How do you detect and handle memory corruption at runtime?

Question

Accepted Answer

Memory corruption in embedded systems — caused by hardware faults (single-event upsets from radiation, aging SRAM cells, marginal voltage levels), software bugs (buffer overflows, wild pointers, stack overflow, DMA misconfiguration), or environmental stress (EMI, temperature extremes) — is insidious because it can silently alter data or code without triggering an immediate crash. Detection requires proactive runtime checks at multiple levels.

RAM integrity testing uses algorithms like the March test (March C-, March B) that write and read test patterns to every cell in a systematic order designed to detect stuck-at faults, coupling faults, and address decoder faults. Running a full March test on the entire RAM takes time, so safety-critical systems typically test a rotating subset of RAM in each main loop iteration (a "walking" test), completing full coverage over many cycles. The key challenge is testing RAM that is in use — you must save the contents, run the test, and restore the contents, all within a critical section. For flash/ROM integrity, a CRC-32 or SHA-256 is computed over the entire code region and compared against a stored reference value. This check runs periodically (every second or every main loop iteration for high-integrity systems) and detects bit-flips in the stored program. Most MCUs with ECC on flash detect and correct single-bit errors in hardware, but the software CRC catches multi-bit errors and corruption from failed flash writes.

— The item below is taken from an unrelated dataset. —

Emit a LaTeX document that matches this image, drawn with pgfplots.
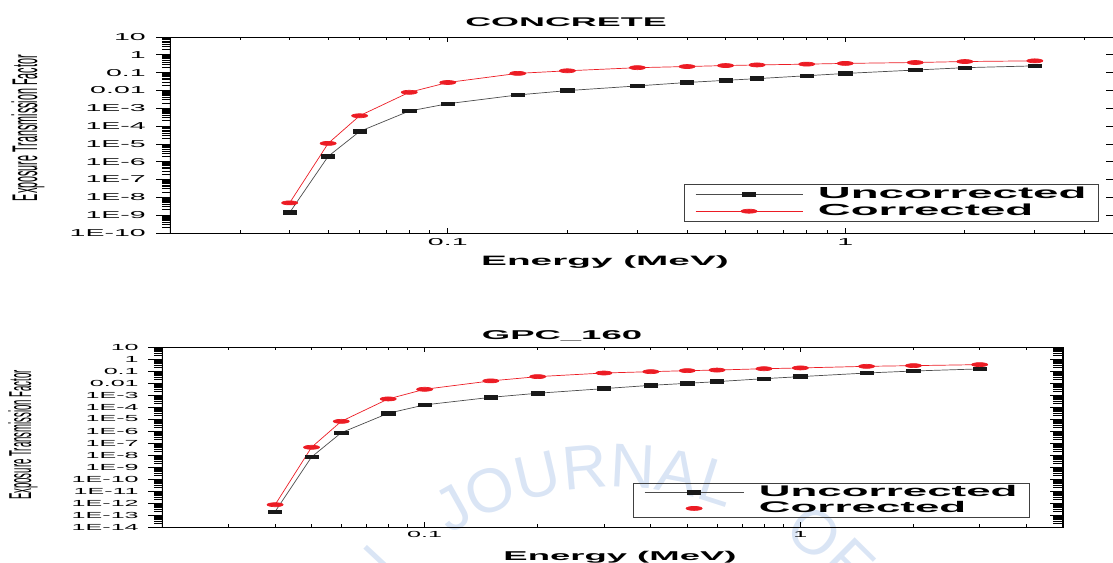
\documentclass[border=0pt]{standalone}
\usepackage{pgfplots}
\pgfplotsset{compat=1.18}
\usepackage{fontspec}
\setmainfont{Liberation Sans}
\usetikzlibrary{decorations.text}
\definecolor{cred}{RGB}{236,28,36}
\definecolor{wm}{RGB}{218,229,245}
\newcommand{\st}[2]{\scalebox{2.85}[1]{\fontsize{#1}{#1}\selectfont #2}}
\newcommand{\stb}[2]{\scalebox{2.85}[1]{\fontsize{#1}{#1}\selectfont\bfseries #2}}
\newcommand{\ya}[1]{\st{5}{#1}}
\newcommand{\yb}[1]{\st{4.4}{#1}}
\pgfplotstableread{
x unc cor
0.04 1.4e-9 4.9e-9
0.05 2e-6 1.07e-5
0.06 5e-5 3.8e-4
0.08 7e-4 7.9e-3
0.1 1.8e-3 0.028
0.15 5.6e-3 0.091
0.2 9.8e-3 0.127
0.3 0.018 0.19
0.4 0.028 0.22
0.5 0.037 0.25
0.6 0.046 0.27
0.8 0.067 0.30
1 0.09 0.33
1.5 0.14 0.37
2 0.19 0.42
3 0.24 0.46
}\concrete
\pgfplotstableread{
x unc cor
0.04 1.9e-13 7.2e-13
0.05 6.8e-9 4.4e-8
0.06 7.2e-7 6.4e-6
0.08 3e-5 4.7e-4
0.1 1.5e-4 3e-3
0.15 6.4e-4 0.015
0.2 1.4e-3 0.034
0.3 3.4e-3 0.068
0.4 6.4e-3 0.088
0.5 9.4e-3 0.107
0.6 0.013 0.12
0.8 0.023 0.155
1 0.034 0.18
1.5 0.068 0.245
2 0.1 0.28
3 0.15 0.34
}\gpc
\tikzset{wmk/.style={decorate, decoration={text along path, text={|\fontsize{31}{31}\selectfont|#1}, text color=wm, text align=center}}}
\pgfplotsset{
  every axis/.append style={scale only axis, xmin=0.02, xmax=5,
    axis line style={black, line width=0.4pt}, tick style={black, line width=0.4pt}},
  uncs/.style={black!70, line width=0.35pt, mark=square*, mark size=0.9pt,
    mark options={xscale=3.7, solid, fill=black!90, draw=black!90}},
  cors/.style={cred, line width=0.35pt, mark=*, mark size=1pt,
    mark options={xscale=4, solid, fill=cred, draw=cred}},
  mkleg/.style={legend image code/.code={\draw[##1] plot coordinates {(24.75pt,0pt)};}},
  minA/.style={minor ytick={2e-10,3e-10,4e-10,5e-10,6e-10,7e-10,8e-10,9e-10,
    2e-9,3e-9,4e-9,5e-9,6e-9,7e-9,8e-9,9e-9,
    2e-8,3e-8,4e-8,5e-8,6e-8,7e-8,8e-8,9e-8,
    2e-7,3e-7,4e-7,5e-7,6e-7,7e-7,8e-7,9e-7,
    2e-6,3e-6,4e-6,5e-6,6e-6,7e-6,8e-6,9e-6,
    2e-5,3e-5,4e-5,5e-5,6e-5,7e-5,8e-5,9e-5,
    2e-4,3e-4,4e-4,5e-4,6e-4,7e-4,8e-4,9e-4,
    2e-3,3e-3,4e-3,5e-3,6e-3,7e-3,8e-3,9e-3,
    2e-2,3e-2,4e-2,5e-2,6e-2,7e-2,8e-2,9e-2,
    2e-1,3e-1,4e-1,5e-1,6e-1,7e-1,8e-1,9e-1,
    2,3,4,5,6,7,8,9}},
  minB/.style={minor ytick={2e-14,3e-14,4e-14,5e-14,6e-14,7e-14,8e-14,9e-14,
    2e-13,3e-13,4e-13,5e-13,6e-13,7e-13,8e-13,9e-13,
    2e-12,3e-12,4e-12,5e-12,6e-12,7e-12,8e-12,9e-12,
    2e-11,3e-11,4e-11,5e-11,6e-11,7e-11,8e-11,9e-11,
    2e-10,3e-10,4e-10,5e-10,6e-10,7e-10,8e-10,9e-10,
    2e-9,3e-9,4e-9,5e-9,6e-9,7e-9,8e-9,9e-9,
    2e-8,3e-8,4e-8,5e-8,6e-8,7e-8,8e-8,9e-8,
    2e-7,3e-7,4e-7,5e-7,6e-7,7e-7,8e-7,9e-7,
    2e-6,3e-6,4e-6,5e-6,6e-6,7e-6,8e-6,9e-6,
    2e-5,3e-5,4e-5,5e-5,6e-5,7e-5,8e-5,9e-5,
    2e-4,3e-4,4e-4,5e-4,6e-4,7e-4,8e-4,9e-4,
    2e-3,3e-3,4e-3,5e-3,6e-3,7e-3,8e-3,9e-3,
    2e-2,3e-2,4e-2,5e-2,6e-2,7e-2,8e-2,9e-2,
    2e-1,3e-1,4e-1,5e-1,6e-1,7e-1,8e-1,9e-1,
    2,3,4,5,6,7,8,9}},
}
\begin{document}
\begin{tikzpicture}
\useasboundingbox (0,0) rectangle (556.5pt,-281pt);
\clip (0,0) rectangle (556.5pt,-281pt);
% watermark
\path[wmk={N}] (160.67pt,-346.56pt) arc[start angle=160, end angle=114, radius=156.25pt];
\path[wmk={JOURNAL}] (187.81pt,-299.56pt) arc[start angle=140, end angle=51, radius=156.25pt];
\path[wmk={OF}] (347.94pt,-249.08pt) arc[start angle=75, end angle=24.6, radius=156.25pt];
\path[wmk={E}] (407.94pt,-280.31pt) arc[start angle=50, end angle=14, radius=156.25pt];
% ---------- TOP: CONCRETE ----------
\begin{loglogaxis}[at={(85pt,-116.5pt)}, anchor=south west, width=476.5pt, height=98pt,
  ymin=1e-10, ymax=10, ytick=\empty,
  xtick={0.1,1}, xticklabels={\ya{0.1},\ya{1}},
  minor xtick={0.02,0.03,0.04,0.05,0.06,0.07,0.08,0.09,0.2,0.3,0.4,0.5,0.6,0.7,0.8,0.9,2,3,4,5},
  tick align=inside, major tick length=2.5pt, minor tick length=1.5pt,
  xticklabel style={inner sep=0pt, yshift=-2.5pt},
  legend image code/.code={\draw[mark repeat=2,mark phase=2,#1] plot coordinates {(0pt,0pt) (26.75pt,0pt) (53.5pt,0pt)};},
  legend style={at={(0.9748,0.0561)}, anchor=south east, draw=black!75, line width=0.5pt, fill=white,
    inner xsep=5.5pt, inner ysep=1pt, row sep=0pt, nodes={inner sep=0.5pt}, cells={anchor=west},
    /tikz/every odd column/.append style={column sep=7pt}},
]
\addplot[uncs] table[x=x,y=unc] {\concrete};
\addlegendentry{\stb{8}{Uncorrected}}
\addplot[cors] table[x=x,y=cor] {\concrete};
\addlegendentry{\stb{8}{Corrected}}
\end{loglogaxis}
\begin{loglogaxis}[at={(85pt,-116.5pt)}, anchor=south west, width=476.5pt, height=98pt,
  ymin=1e-10, ymax=10, xtick=\empty,
  ytick={1e-10,1e-9,1e-8,1e-7,1e-6,1e-5,1e-4,1e-3,1e-2,1e-1,1,10},
  yticklabels={\ya{1E-10},\ya{1E-9},\ya{1E-8},\ya{1E-7},\ya{1E-6},\ya{1E-5},\ya{1E-4},\ya{1E-3},\ya{0.01},\ya{0.1},\ya{1},\ya{10}},
  minA, ytick pos=left, tick align=outside,
  major tick length=7pt, minor tick length=4pt,
  yticklabel style={inner sep=0pt, xshift=-5pt}]
\draw[line width=1.5pt] (rel axis cs:0,0) -- (rel axis cs:0,1);
\end{loglogaxis}
\begin{loglogaxis}[at={(85pt,-116.5pt)}, anchor=south west, width=476.5pt, height=98pt,
  ymin=1e-10, ymax=10, xtick=\empty,
  ytick={1e-10,1e-9,1e-8,1e-7,1e-6,1e-5,1e-4,1e-3,1e-2,1e-1,1,10}, yticklabels={},
  ytick pos=right, tick align=inside, major tick length=8.5pt, minor tick length=0pt]
\end{loglogaxis}
% ---------- BOTTOM: GPC_160 ----------
\begin{loglogaxis}[at={(81pt,-263.5pt)}, anchor=south west, width=450.5pt, height=90pt,
  ymin=1e-14, ymax=10, ytick=\empty,
  xtick={0.1,1}, xticklabels={\yb{0.1},\yb{1}},
  minor xtick={0.02,0.03,0.04,0.05,0.06,0.07,0.08,0.09,0.2,0.3,0.4,0.5,0.6,0.7,0.8,0.9,2,3,4,5},
  tick align=inside, major tick length=2.5pt, minor tick length=1.5pt,
  xticklabel style={inner sep=0pt, yshift=-2pt},
  legend image code/.code={\draw[mark repeat=2,mark phase=2,#1] plot coordinates {(0pt,0pt) (24.75pt,0pt) (49.5pt,0pt)};},
  legend style={at={(0.9634,0.05)}, anchor=south east, draw=black!75, line width=0.5pt, fill=none,
    inner xsep=5.5pt, inner ysep=0.5pt, row sep=0pt, nodes={inner sep=0.5pt}, cells={anchor=west},
    /tikz/every odd column/.append style={column sep=7pt}},
]
\addplot[uncs] table[x=x,y=unc] {\gpc};
\addlegendentry{\stb{7.7}{Uncorrected}}
\addplot[cors, mkleg] table[x=x,y=cor] {\gpc};
\addlegendentry{\stb{7.7}{Corrected}}
\end{loglogaxis}
\begin{loglogaxis}[at={(81pt,-263.5pt)}, anchor=south west, width=450.5pt, height=90pt,
  ymin=1e-14, ymax=10, xtick=\empty,
  ytick={1e-14,1e-13,1e-12,1e-11,1e-10,1e-9,1e-8,1e-7,1e-6,1e-5,1e-4,1e-3,1e-2,1e-1,1,10},
  yticklabels={\yb{1E-14},\yb{1E-13},\yb{1E-12},\yb{1E-11},\yb{1E-10},\yb{1E-9},\yb{1E-8},\yb{1E-7},\yb{1E-6},\yb{1E-5},\yb{1E-4},\yb{1E-3},\yb{0.01},\yb{0.1},\yb{1},\yb{10}},
  minB, ytick pos=left, tick align=outside,
  major tick length=7pt, minor tick length=4pt,
  yticklabel style={inner sep=0pt, xshift=-4.5pt}]
\draw[line width=1.5pt] (rel axis cs:0,0) -- (rel axis cs:0,1);
\end{loglogaxis}
\begin{loglogaxis}[at={(81pt,-263.5pt)}, anchor=south west, width=450.5pt, height=90pt,
  ymin=1e-14, ymax=10, xtick=\empty,
  ytick={1e-14,1e-13,1e-12,1e-11,1e-10,1e-9,1e-8,1e-7,1e-6,1e-5,1e-4,1e-3,1e-2,1e-1,1,10}, yticklabels={},
  minB, ytick pos=right, tick align=inside,
  major tick length=6.5pt, minor tick length=5pt]
\draw[line width=1.5pt] (rel axis cs:1,0) -- (rel axis cs:1,1);
\end{loglogaxis}
% ---------- texts ----------
\node[anchor=base, inner sep=0pt] at (283pt,-13pt) {\stb{6.3}{CONCRETE}};
\node[anchor=base, inner sep=0pt] at (281pt,-169.6pt) {\stb{6.4}{GPC\_160}};
\node[anchor=base, inner sep=0pt] at (302.5pt,-132.5pt) {\stb{6.8}{Energy (MeV)}};
\node[anchor=base, inner sep=0pt] at (310pt,-280pt) {\stb{6.4}{Energy (MeV)}};
\node[inner sep=0pt] at (14pt,-64pt) {\rotatebox{90}{\scalebox{1}[3.3]{\fontsize{5.4}{5.4}\selectfont Exposure Transmission Factor}}};
\node[inner sep=0pt] at (11.5pt,-217.5pt) {\rotatebox{90}{\scalebox{1}[3.3]{\fontsize{4.8}{4.8}\selectfont Exposure Transmission Factor}}};
\end{tikzpicture}
\end{document}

Stack overflow detection is critical because stack corruption produces some of the hardest-to-diagnose failures — variables on the stack are silently overwritten, causing incorrect behavior that may not manifest until much later. The MPU (Memory Protection Unit) is the most reliable mechanism: configure a guard region (typically 32-256 bytes) immediately below the stack as "no access." Any stack growth into this region triggers an immediate MemManage fault, catching the overflow at the exact instruction that caused it. Without an MPU, the stack canary pattern places a known value (like 0xDEADBEEF) at the bottom of the stack and periodically checks it — if the value has changed, the stack has overflowed. This is less reliable because the corruption might skip over the canary, but it catches most cases. For global data integrity, redundant storage with voting stores critical variables in three copies and uses majority voting on read — a single corrupted copy is outvoted. Combined with ECC RAM, MPU stack guards, periodic ROM CRC checks, and plausibility validation on all sensor inputs, these mechanisms provide defense-in-depth against memory corruption in safety-critical systems.